Until a few months ago, Samia Gul could kick, dribble and manoeuvre a football like a star player. The 12-year-old, who hails from Pakistan’s “football district” Lyari in southern Karachi, wanted to join Pakistan’s national women’s football team.

But her dream was shattered late last year when she was diagnosed with asthma. Doctors told her she had to stop intense running.

Gul is one of tens of thousands of Pakistanis who develop health conditions like asthma every year. Health experts say a key factor, especially in major cities, is ever-increasing air pollution.

Karachi, the country’s largest city and commercial capital, home to nearly 20 million people, is the fourth most polluted city in the world, according to Swiss air quality technology company IQAirPakistan. Besides Karachi, Pakistan’s second-largest city Lahore, northwestern Peshawar, Rawalpindi and textile hub Faisalabad are highly polluted.

Gul is heartbroken that the pollution in her city has taken a toll on her dream of becoming a professional footballer.

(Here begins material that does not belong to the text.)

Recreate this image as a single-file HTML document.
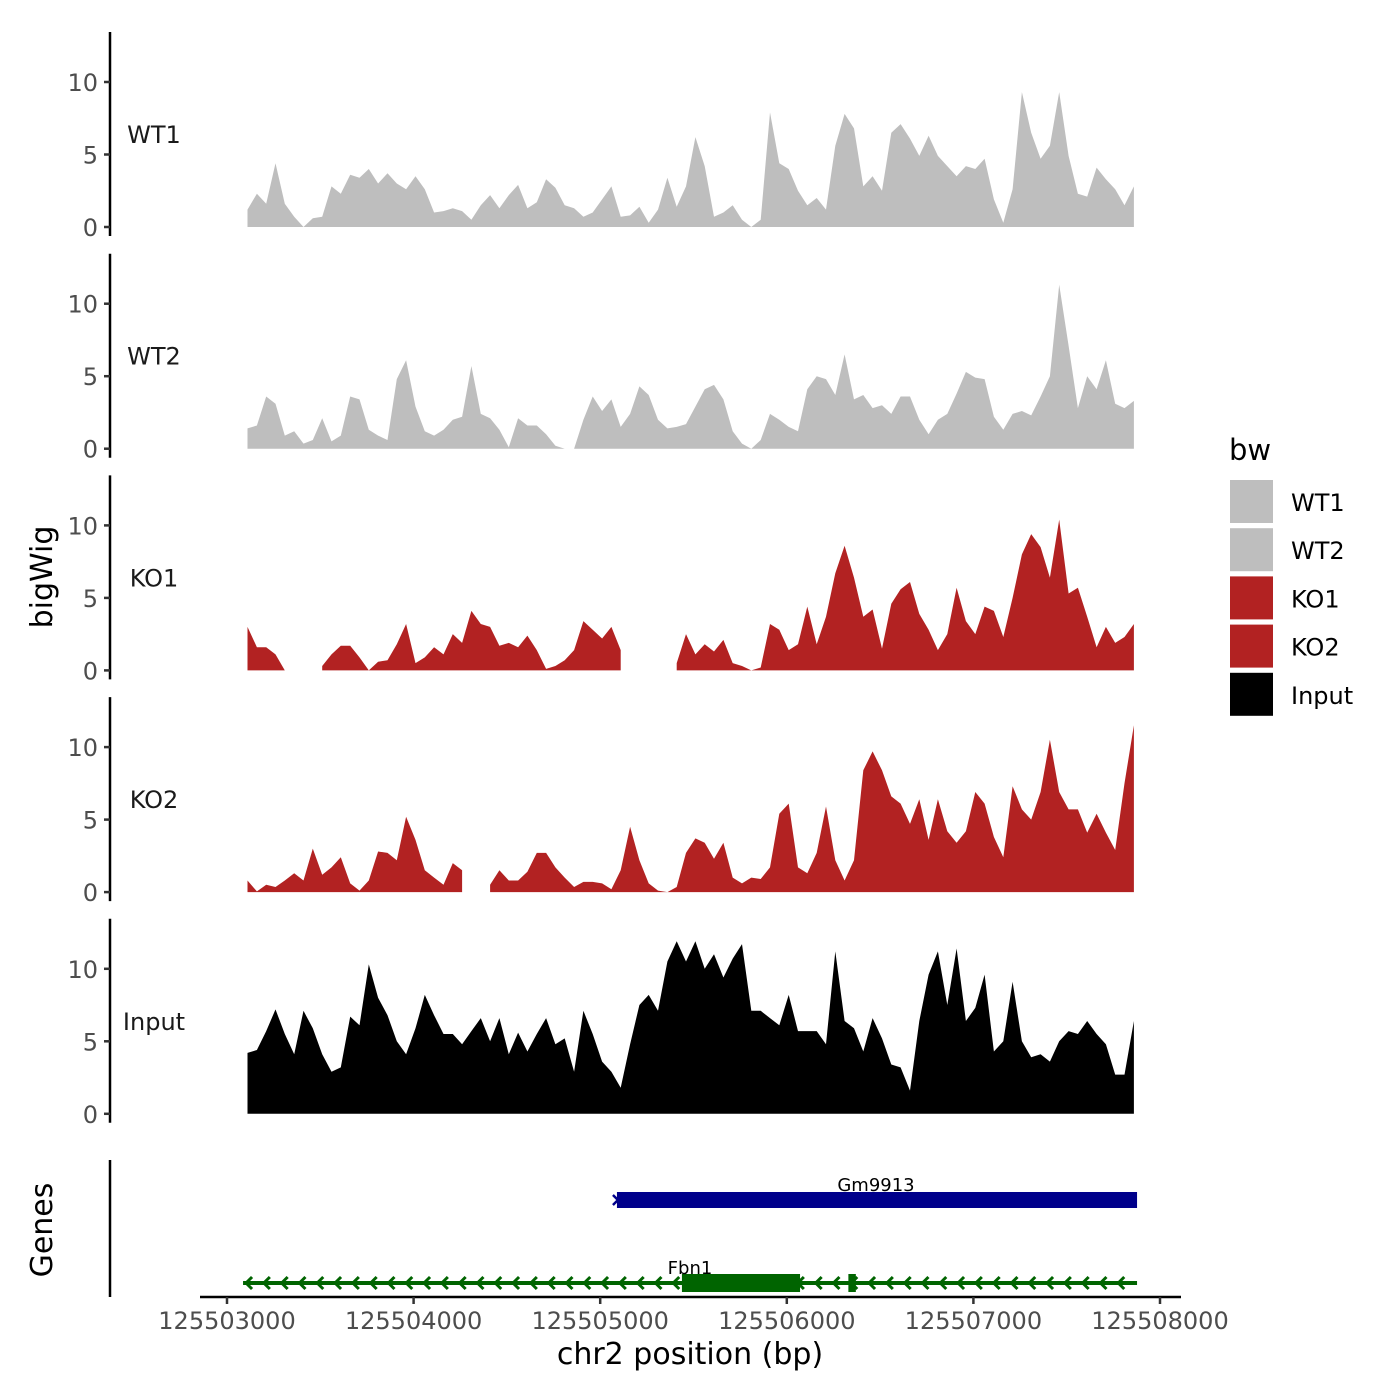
<!DOCTYPE html>
<html><head><meta charset="utf-8"><style>
html,body{margin:0;padding:0;background:#fff;}
svg{display:block;font-family:"DejaVu Sans","Liberation Sans",sans-serif;}
</style></head><body>
<svg id="chart" width="1400" height="1400" viewBox="0 0 1400 1400" xmlns="http://www.w3.org/2000/svg">
<g id="tracks"></g>
<g id="genes"></g>
<g id="axes"></g>
<text transform="translate(52,577) rotate(-90)" text-anchor="middle" font-size="30">bigWig</text>
<text transform="translate(52,1230) rotate(-90)" text-anchor="middle" font-size="30">Genes</text>
<text x="690" y="1364" text-anchor="middle" font-size="30">chr2 position (bp)</text>
<g>
<text x="1229" y="460" font-size="29">bw</text>
<g id="legendItems"></g>
</g>
</svg>
<script>
const trackNames = ["WT1","WT2","KO1","KO2","Input"];
const trackColors = ["#bebebe","#bebebe","#b22222","#b22222","#000000"];
const binStart = 125503110;
const binSize = 50;
const wt1 = [1.2,2.3,1.6,4.4,1.6,0.7,0,0.6,0.7,2.8,2.3,3.6,3.4,4.0,3.0,3.7,3.0,2.6,3.5,2.6,1.0,1.1,1.3,1.1,0.5,1.5,2.2,1.3,2.2,2.9,1.3,1.7,3.3,2.7,1.5,1.3,0.7,1.0,1.9,2.8,0.7,0.8,1.4,0.3,1.2,3.4,1.4,2.8,6.2,4.2,0.7,1.0,1.5,0.5,0,0.5,7.9,4.4,4.0,2.5,1.5,2.0,1.2,5.6,7.8,6.8,2.8,3.5,2.5,6.5,7.1,6.1,4.9,6.3,4.9,4.2,3.5,4.2,4.0,4.7,1.9,0.3,2.6,9.3,6.5,4.7,5.6,9.3,4.9,2.3,2.1,4.1,3.3,2.6,1.5,2.8];
const wt2 = [1.4,1.6,3.6,3.1,0.9,1.2,0.35,0.6,2.1,0.5,0.9,3.6,3.4,1.3,0.9,0.6,4.8,6.1,2.9,1.2,0.9,1.3,2.0,2.2,5.7,2.4,2.1,1.3,0.1,2.1,1.6,1.6,1.0,0.2,0,0,2.0,3.6,2.6,3.4,1.5,2.4,4.3,3.7,2.0,1.4,1.5,1.7,2.9,4.1,4.4,3.4,1.2,0.35,0,0.6,2.4,2.0,1.5,1.2,4.1,5.0,4.8,3.7,6.5,3.4,3.7,2.8,3.0,2.4,3.6,3.6,2.0,1.0,2.0,2.4,3.8,5.3,4.9,4.8,2.2,1.3,2.4,2.6,2.3,3.6,5.0,11.3,7.1,2.8,5.0,4.1,6.1,3.1,2.8,3.3];
const ko1 = [3.0,1.6,1.6,1.1,0,null,null,null,0.3,1.1,1.7,1.7,0.9,0,0.6,0.7,1.8,3.2,0.5,0.9,1.6,1.1,2.5,1.9,4.1,3.2,3.0,1.7,1.9,1.6,2.4,1.4,0.1,0.3,0.7,1.4,3.4,2.8,2.2,3.0,1.4,null,null,null,null,null,0.5,2.5,1.1,1.8,1.3,2.1,0.5,0.3,0,0.2,3.2,2.8,1.4,1.8,4.4,1.8,3.7,6.7,8.6,6.4,3.7,4.2,1.5,4.6,5.6,6.1,3.9,2.8,1.4,2.5,5.7,3.4,2.5,4.4,4.1,2.3,5.0,8.0,9.4,8.5,6.4,10.4,5.3,5.7,3.7,1.6,3.0,1.9,2.3,3.2];
const ko2 = [0.8,0.05,0.5,0.35,0.8,1.3,0.8,3.0,1.2,1.7,2.4,0.6,0.1,0.8,2.8,2.7,2.2,5.2,3.6,1.5,1.0,0.5,2.0,1.5,null,null,0.5,1.5,0.8,0.8,1.4,2.7,2.7,1.7,1.0,0.35,0.7,0.7,0.6,0.2,1.5,4.5,2.2,0.6,0.1,0,0.35,2.7,3.7,3.4,2.3,3.4,1.0,0.6,1.0,0.9,1.7,5.4,6.1,1.7,1.3,2.7,5.9,2.2,0.8,2.2,8.4,9.7,8.4,6.6,6.1,4.7,6.4,3.6,6.4,4.2,3.4,4.2,6.9,6.1,3.8,2.4,7.3,5.7,5.0,6.9,10.5,6.9,5.7,5.7,4.1,5.4,4.1,2.9,7.5,11.5];
const inputSig = [4.2,4.4,5.7,7.2,5.5,4.1,7.1,5.9,4.1,2.9,3.2,6.7,6.1,10.3,8.0,6.8,5.0,4.1,5.9,8.2,6.8,5.5,5.5,4.8,5.7,6.6,5.0,6.6,4.1,5.6,4.3,5.5,6.6,4.8,5.2,2.9,7.1,5.5,3.6,2.9,1.8,4.8,7.5,8.2,7.1,10.5,11.9,10.5,11.9,10.0,11.0,9.4,10.7,11.7,7.1,7.1,6.6,6.1,8.2,5.7,5.7,5.7,4.8,11.2,6.4,5.9,4.3,6.6,5.2,3.4,3.2,1.6,6.4,9.6,11.2,7.5,11.4,6.4,7.3,9.6,4.3,5.0,9.1,5.0,3.9,4.1,3.6,5.0,5.7,5.5,6.4,5.5,4.8,2.7,2.7,6.4];
const trackValues = [wt1, wt2, ko1, ko2, inputSig];
const yTicks = [0,5,10];
const xTicks = [125503000,125504000,125505000,125506000,125507000,125508000];
const geneNames = ["Gm9913","Fbn1"];
const geneStarts = [125505079,125503086];
const geneEnds = [125507877,125507877];
const geneStrands = ["+","-"];
const fbn1ExonStarts = [125505438,125506330];
const fbn1ExonEnds = [125506071,125506370];

const NS="http://www.w3.org/2000/svg";
function X(bp){return 227 + (bp-125503000)*933/5000;}
const base0=227, step=221.7, unit=14.5;
function Y(i,v){return base0+step*i - v*unit;}
function mk(tag,attrs,parent){const e=document.createElementNS(NS,tag);for(const k in attrs)e.setAttribute(k,attrs[k]);parent.appendChild(e);return e;}
const tracks=document.getElementById('tracks');
const axes=document.getElementById('axes');
trackValues.forEach((vals,i)=>{
  const g=mk('g',{},tracks);
  
  
  let d='', seg=[];
  const flush=()=>{ if(seg.length){ const b=Y(i,0); d+='M'+seg[0][0]+','+b+seg.map(p=>'L'+p[0]+','+p[1]).join('')+'L'+seg[seg.length-1][0]+','+b+'Z'; seg=[];} };
  vals.forEach((v,j)=>{ if(v===null){flush();} else seg.push([X(binStart+j*binSize).toFixed(1),Y(i,v).toFixed(1)]); });
  flush();
  const p=mk('path',{d:d,fill:trackColors[i]},g);
  
  
  const b=Y(i,0);
  const ax=mk('line',{x1:110,x2:110,y1:b-195,y2:b+9,stroke:'#000','stroke-width':2.5},axes);
  
  
  yTicks.forEach(t=>{
    mk('line',{x1:104,x2:110,y1:Y(i,t),y2:Y(i,t),stroke:'#333','stroke-width':2.5},axes);
    const tl=mk('text',{x:98,y:Y(i,t)+9,'text-anchor':'end','font-size':24,fill:'#4d4d4d'},axes);
    
    
    tl.textContent=t;
  });
  const lab=mk('text',{x:154,y:b-84,'text-anchor':'middle','font-size':24,fill:'#1a1a1a'},axes);
  
  
  lab.textContent=trackNames[i];
});
const ga=mk('line',{x1:110,x2:110,y1:1160,y2:1297,stroke:'#000','stroke-width':2.5},axes);


const xa=mk('line',{x1:200,x2:1181,y1:1297,y2:1297,stroke:'#000','stroke-width':2.5},axes);


xTicks.forEach(t=>{
  mk('line',{x1:X(t),x2:X(t),y1:1297,y2:1304,stroke:'#333','stroke-width':2.5},axes);
  const tl=mk('text',{x:X(t),y:1329,'text-anchor':'middle','font-size':24,fill:'#4d4d4d'},axes);
  
  
  tl.textContent=t;
});
const genes=document.getElementById('genes');
{
  const g=mk('g',{},genes);
  
  
  const x1=X(geneStarts[0]),x2=X(geneEnds[0]);
  mk('rect',{x:x1+2,y:1192,width:x2-x1-2,height:16,fill:'#00008b'},g);
  mk('path',{d:`M${x1-2},1195 L${x1+3},1200 L${x1-2},1205`,fill:'none',stroke:'#00008b','stroke-width':2.5},g);
  const t=mk('text',{x:(x1+x2)/2,y:1191,'text-anchor':'middle','font-size':18,fill:'#000'},g);
  
  
  t.textContent=geneNames[0];
}
{
  const g=mk('g',{},genes);
  
  
  const x1=X(geneStarts[1]),x2=X(geneEnds[1]);
  mk('line',{x1:x1,x2:x2,y1:1283,y2:1283,stroke:'#006400','stroke-width':4},g);
  let d='';
  for(let x=x1+3;x<x2-4;x+=17.8){d+=`M${x+6},1277 L${x},1283 L${x+6},1289 `;}
  mk('path',{d:d,fill:'none',stroke:'#006400','stroke-width':3},g);
  fbn1ExonStarts.forEach((s,k)=>{
    const e=mk('rect',{x:X(s),y:1274,width:X(fbn1ExonEnds[k])-X(s),height:18,fill:'#006400'},g);
    
    
  });
  const t=mk('text',{x:690,y:1274,'text-anchor':'middle','font-size':18,fill:'#000'},g);
  
  
  t.textContent=geneNames[1];
}
const li=document.getElementById('legendItems');
trackNames.forEach((n,i)=>{
  const y=480+48.2*i;
  const r=mk('rect',{x:1230,y:y,width:43,height:43,fill:trackColors[i]},li);
  
  
  const t=mk('text',{x:1291,y:y+31,'font-size':24,fill:'#000'},li);
  
  
  t.textContent=n;
});
</script>
</body></html>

“I was taking part in a routine practice match [a few months ago] when I felt difficulty breathing. I knelt to the ground in an attempt to settle down but soon realised I could not breathe properly. I fell to the ground, and was rushed to the hospital, where the doctors told me ‘a bad news’,” a visibly dejected Gul said. “It seemed as if the world was over for me when my doctor told me that I could not play football [because of asthma], at least in the near future.”

But this was not her only problem.

The lack of a proper, well-run transport system affects the majority of citizens in Pakistan’s big cities like Karachi. But it takes a particular toll on women, who face regular sexual harassment.

To travel to the football ground, Gul used public transport, which took about half an hour. In this short time she was often harassed by boys at the bus stop or on her way to the ground and back home.